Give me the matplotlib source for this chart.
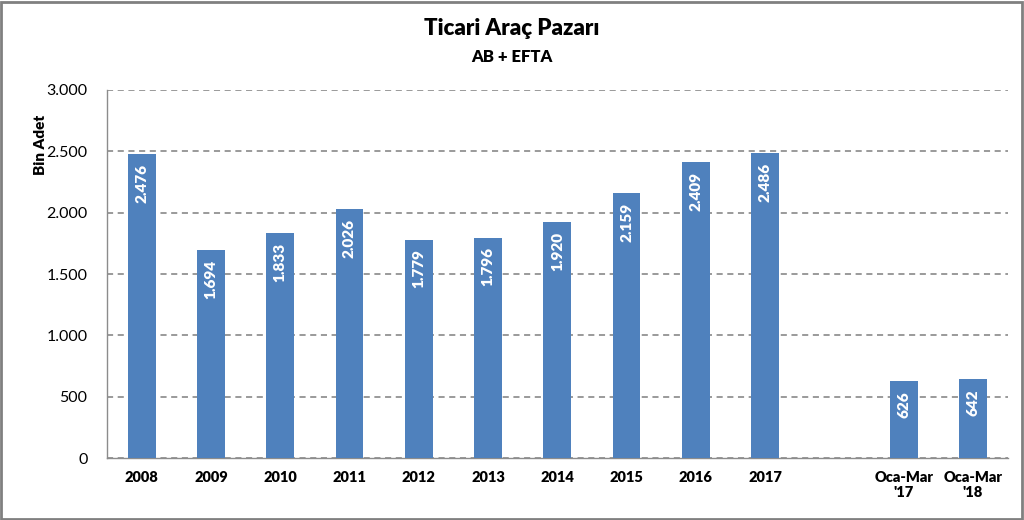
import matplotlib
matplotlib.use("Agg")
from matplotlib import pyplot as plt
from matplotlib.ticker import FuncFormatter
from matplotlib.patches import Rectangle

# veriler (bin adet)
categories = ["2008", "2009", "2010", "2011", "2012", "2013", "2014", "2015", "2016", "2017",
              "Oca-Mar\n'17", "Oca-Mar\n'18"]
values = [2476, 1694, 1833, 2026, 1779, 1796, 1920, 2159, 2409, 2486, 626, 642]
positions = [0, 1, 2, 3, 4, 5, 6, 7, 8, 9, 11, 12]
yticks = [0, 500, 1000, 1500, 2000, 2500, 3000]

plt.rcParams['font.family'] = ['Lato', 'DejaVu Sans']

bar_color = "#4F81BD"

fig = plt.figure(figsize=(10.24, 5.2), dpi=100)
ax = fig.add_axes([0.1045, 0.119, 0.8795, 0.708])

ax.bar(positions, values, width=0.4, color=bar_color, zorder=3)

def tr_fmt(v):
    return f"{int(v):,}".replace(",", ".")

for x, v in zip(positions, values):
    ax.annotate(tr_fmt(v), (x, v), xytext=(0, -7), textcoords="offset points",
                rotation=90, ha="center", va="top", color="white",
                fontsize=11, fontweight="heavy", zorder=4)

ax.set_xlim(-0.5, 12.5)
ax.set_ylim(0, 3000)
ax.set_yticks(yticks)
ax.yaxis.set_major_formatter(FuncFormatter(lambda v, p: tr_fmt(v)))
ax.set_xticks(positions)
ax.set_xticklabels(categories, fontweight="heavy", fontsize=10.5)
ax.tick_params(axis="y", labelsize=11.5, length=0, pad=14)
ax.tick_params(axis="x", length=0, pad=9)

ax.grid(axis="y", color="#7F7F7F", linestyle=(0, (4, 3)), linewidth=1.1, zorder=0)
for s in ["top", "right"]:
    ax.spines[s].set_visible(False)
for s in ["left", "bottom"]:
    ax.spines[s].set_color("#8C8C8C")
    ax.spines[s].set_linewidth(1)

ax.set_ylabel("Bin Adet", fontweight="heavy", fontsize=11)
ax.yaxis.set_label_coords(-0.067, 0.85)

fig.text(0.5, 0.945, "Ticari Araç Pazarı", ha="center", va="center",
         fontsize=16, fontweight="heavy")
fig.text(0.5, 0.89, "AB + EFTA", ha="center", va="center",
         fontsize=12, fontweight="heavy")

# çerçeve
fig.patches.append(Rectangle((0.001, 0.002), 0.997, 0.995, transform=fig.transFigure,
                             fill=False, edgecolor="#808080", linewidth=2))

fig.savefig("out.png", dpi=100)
********
Write out an exact copy of the listing, first line through the line containing "ax.spines[s].set_linewidth(1)", with the pictures left out.

Give me the matplotlib source for this chart.
import matplotlib
matplotlib.use("Agg")
from matplotlib import pyplot as plt
from matplotlib.ticker import FuncFormatter
from matplotlib.patches import Rectangle

# veriler (bin adet)
categories = ["2008", "2009", "2010", "2011", "2012", "2013", "2014", "2015", "2016", "2017",
              "Oca-Mar\n'17", "Oca-Mar\n'18"]
values = [2476, 1694, 1833, 2026, 1779, 1796, 1920, 2159, 2409, 2486, 626, 642]
positions = [0, 1, 2, 3, 4, 5, 6, 7, 8, 9, 11, 12]
yticks = [0, 500, 1000, 1500, 2000, 2500, 3000]

plt.rcParams['font.family'] = ['Lato', 'DejaVu Sans']

bar_color = "#4F81BD"

fig = plt.figure(figsize=(10.24, 5.2), dpi=100)
ax = fig.add_axes([0.1045, 0.119, 0.8795, 0.708])

ax.bar(positions, values, width=0.4, color=bar_color, zorder=3)

def tr_fmt(v):
    return f"{int(v):,}".replace(",", ".")

for x, v in zip(positions, values):
    ax.annotate(tr_fmt(v), (x, v), xytext=(0, -7), textcoords="offset points",
                rotation=90, ha="center", va="top", color="white",
                fontsize=11, fontweight="heavy", zorder=4)

ax.set_xlim(-0.5, 12.5)
ax.set_ylim(0, 3000)
ax.set_yticks(yticks)
ax.yaxis.set_major_formatter(FuncFormatter(lambda v, p: tr_fmt(v)))
ax.set_xticks(positions)
ax.set_xticklabels(categories, fontweight="heavy", fontsize=10.5)
ax.tick_params(axis="y", labelsize=11.5, length=0, pad=14)
ax.tick_params(axis="x", length=0, pad=9)

ax.grid(axis="y", color="#7F7F7F", linestyle=(0, (4, 3)), linewidth=1.1, zorder=0)
for s in ["top", "right"]:
    ax.spines[s].set_visible(False)
for s in ["left", "bottom"]:
    ax.spines[s].set_color("#8C8C8C")
    ax.spines[s].set_linewidth(1)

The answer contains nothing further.